The classification of the characters \(G^F\) also led Lusztig to develop a geometric theory of character sheaves on reductive groups over an algebraically closed field. Character sheaves are certain perverse sheaves in the bounded derived category \({\mathcal D} G\) of constructible \(\overline {\mathbf Q}_l\)-sheaves on \(G\). If \(L\) is a Levi-subgroup of \(G\) then one can define induction of character sheaves from \(L\) to \(G\), analogous to the \(R^G_L\) map for class functions on \(L^F\). In our case when the field is \(\overline {\mathbf F}_q\), let \(p\) be the characteristic. One can construct, for an \(F\)-stable complex \(K \in {\mathcal D}G\) with a given isomorphism \(\varphi : F^* K \overset \sim {} K\), its characteristic function \(\chi_{K,\varphi}\), which is a function on \(G^F\). When \(p\) is “almost good” (which is no restriction on classical groups, and a mild restriction on exceptional groups) Lusztig gave a classification of the character sheaves on \(G\), analogous to the classification of the irreducible characters of \(G^F\), and showed that the characteristic functions \(\chi_A\) (\(= \chi_{A,\varphi}\) for suitable \(\varphi)\), where \(A\) runs over the \(F\)-stable character sheaves of \(G\), also form an orthonormal basis of \({\mathcal C} (G^F)\). The computation of the \(\chi_A\) is reduced to the determination of certain “generalized Green functions” on the set of unipotent elements of \(G^F\), and Lusztig gave an algorithm to determine these functions. Furthermore, he conjectured that the functions \(\chi_A\) coincide, up to a scalar multiple, with the almost characters. He showed [J. Am. Math. Soc. 5, No. 4, 971-986 (1992; Zbl 0773.20011)] that his conjecture holds for large \(p\) in the cases where the \(R^G_L\) map is explicitly known, e.g. when \(G\) has a connected center. Thus the problem of determining the character tables of the groups \(G^F\) depends on proving Lusztig’s conjecture in general.
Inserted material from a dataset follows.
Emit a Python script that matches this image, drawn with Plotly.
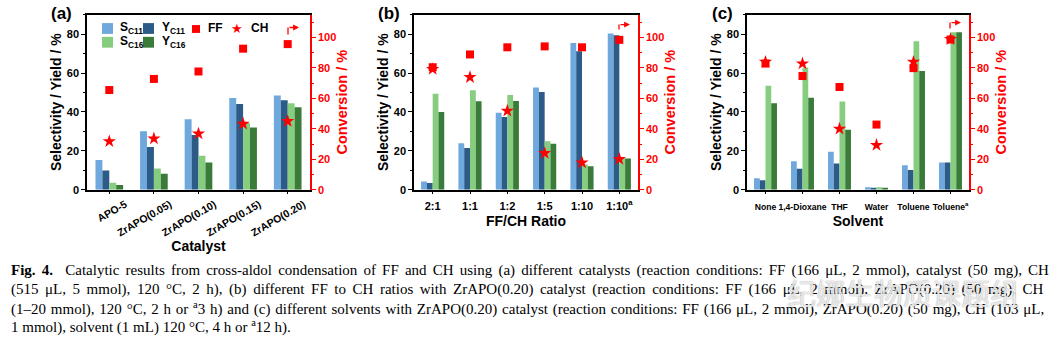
import plotly.graph_objects as go

W, H = 1058, 347

# ---- (a) catalysts ----
catalysts = ["APO-5", "ZrAPO(0.05)", "ZrAPO(0.10)", "ZrAPO(0.15)", "ZrAPO(0.20)"]
a_s_c11 = [15.2, 30.0, 36.2, 47.1, 48.5]
a_y_c11 = [9.9, 21.9, 28.1, 44.1, 46.0]
a_s_c16 = [3.6, 10.9, 17.5, 34.3, 44.4]
a_y_c16 = [2.4, 8.2, 14.0, 32.0, 42.4]
a_ff = [65.5, 72.8, 77.7, 92.7, 95.7]
a_ch = [31.7, 33.6, 36.8, 43.3, 45.0]

# ---- (b) FF/CH ratio ----
ratios = ["2:1", "1:1", "1:2", "1:5", "1:10", "1:10<sup>a</sup>"]
b_s_c11 = [4.2, 23.9, 39.6, 52.5, 75.4, 80.3]
b_y_c11 = [3.4, 21.4, 37.4, 50.2, 71.2, 79.5]
b_s_c16 = [49.3, 51.2, 48.7, 24.9, 13.0, 16.3]
b_y_c16 = [39.9, 45.5, 45.6, 23.6, 12.1, 16.0]
b_ff = [80.5, 88.9, 93.6, 94.2, 93.6, 98.5]
b_ch = [79.2, 73.9, 51.8, 24.0, 17.8, 20.1]

# ---- (c) solvents ----
solvents = ["None", "1,4-Dioxane", "THF", "Water", "Toluene", "Toluene<sup>a</sup>"]
c_s_c11 = [5.9, 14.6, 19.5, 1.2, 12.5, 14.0]
c_y_c11 = [4.9, 10.8, 13.5, 0.7, 10.1, 14.0]
c_s_c16 = [53.5, 62.8, 45.3, 1.2, 76.3, 81.0]
c_y_c16 = [44.4, 47.3, 30.8, 0.7, 61.1, 81.0]
c_ff = [82.9, 74.7, 67.5, 42.8, 79.9, 98.7]
c_ch = [84.0, 82.9, 40.0, 29.3, 84.0, 98.9]

series_names = ["S<sub>C11</sub>", "Y<sub>C11</sub>", "S<sub>C16</sub>", "Y<sub>C16</sub>"]

caption_lines = [
    "<b>Fig. 4.</b>  Catalytic results from cross-aldol condensation of FF and CH using (a) different catalysts (reaction conditions: FF (166 μL, 2 mmol), catalyst (50 mg), CH",
    "(515 μL, 5 mmol), 120 °C, 2 h), (b) different FF to CH ratios with ZrAPO(0.20) catalyst (reaction conditions: FF (166 μL, 2 mmol), ZrAPO(0.20) (50 mg), CH",
    "(1–20 mmol), 120 °C, 2 h or <sup>a</sup>3 h) and (c) different solvents with ZrAPO(0.20) catalyst (reaction conditions: FF (166 μL, 2 mmol), ZrAPO(0.20) (50 mg), CH (103 μL,",
    "1 mmol), solvent (1 mL) 120 °C, 4 h or <sup>a</sup>12 h).",
]
# extra space between words so the first three lines fill the text block
caption_word_spacing = [2.4, 2.8, 1.05, 0]
watermark = "纪娜生物质课题组"

C_S11 = "#6fa8dc"
C_Y11 = "#2b5b86"
C_S16 = "#86cd80"
C_Y16 = "#3a7b3a"
RED = "#ff0000"
SANS = "Liberation Sans, Arial, sans-serif"
SERIF = "Liberation Serif, Times New Roman, serif"


def px(x):
    return x / W


def py(y):
    return 1 - y / H


ydom = [py(193), py(15)]
panels = [
    dict(cats=catalysts, s11=a_s_c11, y11=a_y_c11, s16=a_s_c16, y16=a_y_c16, ff=a_ff, ch=a_ch,
         dom=[px(87), px(310)], title="Catalyst", tick_size=10.5, angle=-30, shift=16, lstand=0,
         tstand=2, label="(a)", lx=49),
    dict(cats=ratios, s11=b_s_c11, y11=b_y_c11, s16=b_s_c16, y16=b_y_c16, ff=b_ff, ch=b_ch,
         dom=[px(414), px(638)], title="FF/CH Ratio", tick_size=11, angle=0, shift=0, lstand=2,
         tstand=6, label="(b)", lx=376),
    dict(cats=solvents, s11=c_s_c11, y11=c_y_c11, s16=c_s_c16, y16=c_y_c16, ff=c_ff, ch=c_ch,
         dom=[px(747), px(969)], title="Solvent", tick_size=8.6, angle=0, shift=0, lstand=5,
         tstand=5, label="(c)", lx=710),
]

fig = go.Figure()
layout = dict(
    width=W, height=H, margin=dict(l=0, r=0, t=0, b=0),
    paper_bgcolor="white", plot_bgcolor="white",
    barmode="group", bargap=0.38, bargroupgap=0, showlegend=False,
    font=dict(family=SANS, color="black"),
)
annotations = []
shapes = []

for i, p in enumerate(panels):
    n = i + 1
    xa = "x" if n == 1 else f"x{n}"
    yl_i, yr_i = 2 * i + 1, 2 * i + 2
    yl = "y" if yl_i == 1 else f"y{yl_i}"
    yr = f"y{yr_i}"
    bars = [
        (series_names[0], p["s11"], C_S11),
        (series_names[1], p["y11"], C_Y11),
        (series_names[2], p["s16"], C_S16),
        (series_names[3], p["y16"], C_Y16),
    ]
    for name, vals, col in bars:
        fig.add_trace(go.Bar(x=p["cats"], y=vals, name=name, marker=dict(color=col, line=dict(width=0)),
                             xaxis=xa, yaxis=yl, offsetgroup=name))
    fig.add_trace(go.Scatter(x=p["cats"], y=p["ff"], name="FF", mode="markers",
                             marker=dict(symbol="square", size=8, color=RED),
                             xaxis=xa, yaxis=yr, cliponaxis=False))
    fig.add_trace(go.Scatter(x=p["cats"], y=p["ch"], name="CH", mode="markers",
                             marker=dict(symbol="star", size=10, color=RED),
                             xaxis=xa, yaxis=yr, cliponaxis=False))

    xkey = "xaxis" if n == 1 else f"xaxis{n}"
    ylkey = "yaxis" if yl_i == 1 else f"yaxis{yl_i}"
    yrkey = f"yaxis{yr_i}"
    layout[xkey] = dict(
        domain=p["dom"], anchor=yl, type="category", range=[-0.5, len(p["cats"]) - 0.5],
        showline=True, linecolor="black", linewidth=1.5, mirror=True,
        ticks="outside", ticklen=3, tickcolor="black", tickangle=p["angle"],
        ticklabelshift=p["shift"], ticklabelstandoff=p["lstand"],
        tickfont=dict(size=p["tick_size"], weight="bold", family=SANS),
        title=dict(text=p["title"], font=dict(size=14, weight="bold"), standoff=p["tstand"]),
        showgrid=False, zeroline=False, fixedrange=True,
    )
    layout[ylkey] = dict(
        domain=ydom, anchor=xa, range=[0, 90], dtick=20, tick0=0,
        showline=True, linecolor="black", linewidth=1.5,
        ticks="outside", ticklen=4, tickcolor="black",
        minor=dict(ticks="outside", ticklen=2, dtick=10, tickcolor="black"),
        tickfont=dict(size=11, weight="bold"),
        title=dict(text="Selectivity / Yield / %", font=dict(size=14, weight="bold"), standoff=2),
        showgrid=False, zeroline=False,
    )
    layout[yrkey] = dict(
        overlaying=yl, side="right", anchor=xa, range=[0, 115], dtick=20, tick0=0,
        showline=True, linecolor=RED, linewidth=1.5,
        ticks="outside", ticklen=4, tickcolor=RED,
        minor=dict(ticks="outside", ticklen=2, dtick=10, tickcolor=RED),
        tickfont=dict(size=11, weight="bold", color=RED),
        title=dict(text="Conversion / %", font=dict(size=14.5, weight="bold", color=RED), standoff=2),
        showgrid=False, zeroline=False,
    )

    # panel letter
    annotations.append(dict(text=f"<b>{p['label']}</b>", x=px(p["lx"]), y=py(14), xref="paper", yref="paper",
                            xanchor="left", yanchor="middle", showarrow=False,
                            font=dict(size=17, family=SANS, color="black")))

# bent arrows pointing to the right-hand conversion axis
arrow_spots = [(288, 35, 28), (619, 30, 25), (950, 29, 23)]
for x0, ylow, ytop in arrow_spots:
    shapes.append(dict(type="line", xref="paper", yref="paper", x0=px(x0), x1=px(x0), y0=py(ylow), y1=py(ytop),
                       line=dict(color=RED, width=1.3)))
    annotations.append(dict(text="", x=px(x0 + 11), y=py(ytop), xref="paper", yref="paper",
                            ax=-11, ay=0, showarrow=True, arrowhead=2, arrowsize=0.9, arrowwidth=1.3,
                            arrowcolor=RED, standoff=0))

# legend of panel (a), laid out in two rows
legend_font = dict(size=12, family=SANS, color="black", weight="bold")
swatches = [
    (series_names[0], C_S11, 102, 29, 118),
    (series_names[1], C_Y11, 143, 29, 160),
    (series_names[2], C_S16, 102, 43, 118),
    (series_names[3], C_Y16, 143, 43, 160),
]
for name, col, sx, sy, tx in swatches:
    shapes.append(dict(type="rect", xref="paper", yref="paper", x0=px(sx), x1=px(sx + 11),
                       y0=py(sy + 5.5), y1=py(sy - 5.5), fillcolor=col, line=dict(width=0)))
    annotations.append(dict(text=name, x=px(tx), y=py(sy), xref="paper", yref="paper", xanchor="left",
                            yanchor="middle", showarrow=False, font=legend_font))
shapes.append(dict(type="rect", xref="paper", yref="paper", x0=px(192), x1=px(200), y0=py(33.5), y1=py(25.5),
                   fillcolor=RED, line=dict(width=0)))
annotations.append(dict(text="FF", x=px(206), y=py(29), xref="paper", yref="paper", xanchor="left",
                        yanchor="middle", showarrow=False, font=legend_font))
annotations.append(dict(text="★", x=px(237), y=py(29), xref="paper", yref="paper", xanchor="center",
                        yanchor="middle", showarrow=False,
                        font=dict(size=13, color=RED, family="DejaVu Sans")))
annotations.append(dict(text="CH", x=px(249), y=py(29), xref="paper", yref="paper", xanchor="left",
                        yanchor="middle", showarrow=False, font=legend_font))

# caption
cap_y = [275, 294.5, 313.5, 332.5]
for line, yy, ws in zip(caption_lines, cap_y, caption_word_spacing):
    annotations.append(dict(text=f'<span style="word-spacing:{ws}px">{line}</span>', x=px(9), y=py(yy),
                            xref="paper", yref="paper", xanchor="left", yanchor="middle", showarrow=False,
                            align="left", font=dict(size=15, family=SERIF, color="black")))

# translucent account mark over the caption
annotations.append(dict(text=watermark, x=px(903), y=py(297), xref="paper", yref="paper", xanchor="center",
                        yanchor="middle", showarrow=False,
                        font=dict(size=29, family="Noto Sans CJK SC", color="rgba(255,255,255,0.8)",
                                  shadow="0px 0px 1.2px rgba(90,90,90,0.9)")))

layout["annotations"] = annotations
layout["shapes"] = shapes

fig.update_layout(**layout)
fig.write_html("out.html")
In these two papers the author proves Lusztig’s conjecture for groups \(G\) with a connected center, when \(p\) is almost good and \(q\) is arbitrary. In the first paper (referred to as I) the result is proved for \(G\) of type \(A_n\), \(B_n\), \(C_n\), \(G_2\) or \(F_4\). In the second paper (referred to as II) the author proves the result for types \(E_6\), \(E_7\), \(E_8\) and also gives a simplified and unified proof for classical groups.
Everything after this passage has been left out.